Respublika
- Type: weekly
- Founder: Irina Petrushova
- Founded: 2000
- Ceased publication: 2012
- Language: Russian
- Headquarters: Almaty
- Website: http://www.respublika-kaz.biz/

= Respublika (Kazakh newspaper) =

Respublika (Russian: Республика – деловое оброзение) or Golos Respubliki (Voice of the Republic) was a weekly Russian-language Kazakhstani newspaper. Founded by Irina Petrushova in 2000, the paper was known for its reporting on government corruption. It was ordered to shut down in 2002 and in May 2005 by the Ministry of Culture, Information and Sports, but continued to publish under a variety of titles. In late 2012, before the anniversary of the Mangystau riots, Kazakhstani authorities raided and searched Respublikas office and again suspended its publication, pending a verdict on criminal charges.

==History==
Russian journalist Irina Petrushova founded Respublika in 2000. The weekly focused on covering business and economic issues in Kazakhstan, and frequently published stories highly critical of President Nursultan Nazarbayev's regime. The paper wrote about financial scandals and rampant nepotism and cronyism. Scandals the paper exposed included the granting of oil rights to one of Nazarbayev's relatives; the disappearance of funds for an airport in the capital, Almaty; and the Kazakhstani police forcing tourists off a plane so that Nazarbayev's daughter might fly alone. Respublika's most notable story was an exposé which revealed that Nazarbayev had stashed US$1 billion of the state's oil revenues in a Swiss bank account; the government stated that this had been an emergency fund used to rescue the national economy in 1998.

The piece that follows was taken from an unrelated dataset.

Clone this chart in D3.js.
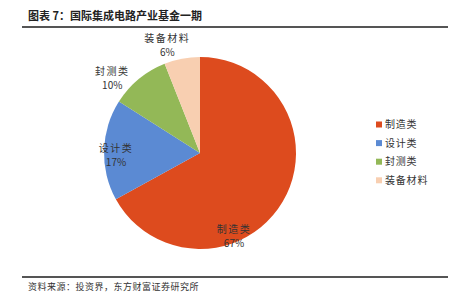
<!DOCTYPE html>
<html><head><meta charset="utf-8">
<script src="https://cdn.jsdelivr.net/npm/d3@7"></script>
<style>body{margin:0;background:#fff;} svg{display:block;font-family:"Noto Sans CJK SC","Noto Sans",sans-serif;}</style>
</head><body>
<script>
const categories = ["制造类","设计类","封测类","装备材料"];
const values = [67,17,10,6];
const colors = ["#DD4B1E","#5B8AD3","#93B857","#F8CFB1"];
const title = "图表 7：国际集成电路产业基金一期";
const source = "资料来源：投资界，东方财富证券研究所";

const W=465,H=308;
const svg=d3.select("body").append("svg").attr("width",W).attr("height",H);
svg.append("text").attr("x",28).attr("y",20).attr("font-size",11).attr("font-weight","bold").attr("fill","#222").text(title);
svg.append("line").attr("x1",22).attr("x2",448).attr("y1",27).attr("y2",27).attr("stroke","#555").attr("stroke-width",2);
svg.append("line").attr("x1",22).attr("x2",448).attr("y1",277).attr("y2",277).attr("stroke","#555").attr("stroke-width",2);
svg.append("text").attr("x",28).attr("y",290).attr("font-size",9).attr("fill","#333").attr("letter-spacing",0.5).text(source);

const cx=200,cy=153,r=96;
const pie=d3.pie().sort(null).value(d=>d)(values);
const arc=d3.arc().innerRadius(0).outerRadius(r);
const g=svg.append("g").attr("transform",`translate(${cx},${cy})`);
g.selectAll("path").data(pie).join("path").attr("d",arc).attr("fill",(d,i)=>colors[i]);

// label placement: angle offset (deg) from slice middle, radial factor
const labelOff=[37,-3,-10,-6];
const labelR=[0.93,0.875,1.2,1.18];
const lab=svg.append("g").attr("font-size",10).attr("fill","#333").attr("text-anchor","middle");
pie.forEach((d,i)=>{
  const a=(d.startAngle+d.endAngle)/2 + labelOff[i]*Math.PI/180;
  const rr=r*labelR[i];
  const x=cx+rr*Math.sin(a), y=cy-rr*Math.cos(a);
  lab.append("text").attr("x",x).attr("y",y-3).attr("letter-spacing",1.5).text(categories[i]);
  lab.append("text").attr("x",x).attr("y",y+11).text(values[i]+"%");
});

const leg=svg.append("g").attr("font-size",10).attr("fill","#333");
categories.forEach((c,i)=>{
  const y=124.5+i*18.6;
  leg.append("rect").attr("x",376).attr("y",y-3).attr("width",6).attr("height",6).attr("fill",colors[i]);
  leg.append("text").attr("x",385).attr("y",y+3.5).attr("letter-spacing",0.8).text(c);
});
</script>
</body></html>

In November 2001, a government representative unsuccessfully attempted to buy a controlling stake in Respublika. In January 2002, Kazakhstani printers began to refuse to print the paper, one after a human skull was placed on his doorstep.

A mid-March 2002 court order to stop printing for three months was evaded by printing under other titles, such as Not That Respublika.

Petrushova bought a digital copier so that Respublika could do its own printing, but then the paper's offices became the target of intimidation and threats. On International Women's Day, a funeral wreath was mailed to Petrushova. On another occasion, a decapitated dog was hung from Respublika building with a screwdriver sticking into its side and a note reading "there will be no next time"; the dog's head was left outside Petrushova's home. Three days after the dog incident, the papers' offices were firebombed and burned to the ground. In July, Petrushova was given an eighteen-month jail sentence on tax charges, but served no time after a judge ruled that the case fell under an amnesty.

Petrushova eventually left the country for Russia, where she continued to publish via the Internet, living apart from her family for their safety. In recognition of her work, Petrushova was awarded a 2002 International Press Freedom Award by the Committee to Protect Journalists, a US-based NGO.

===Closure on charges of extremism===
In November 2012 Respublika was again ordered closed.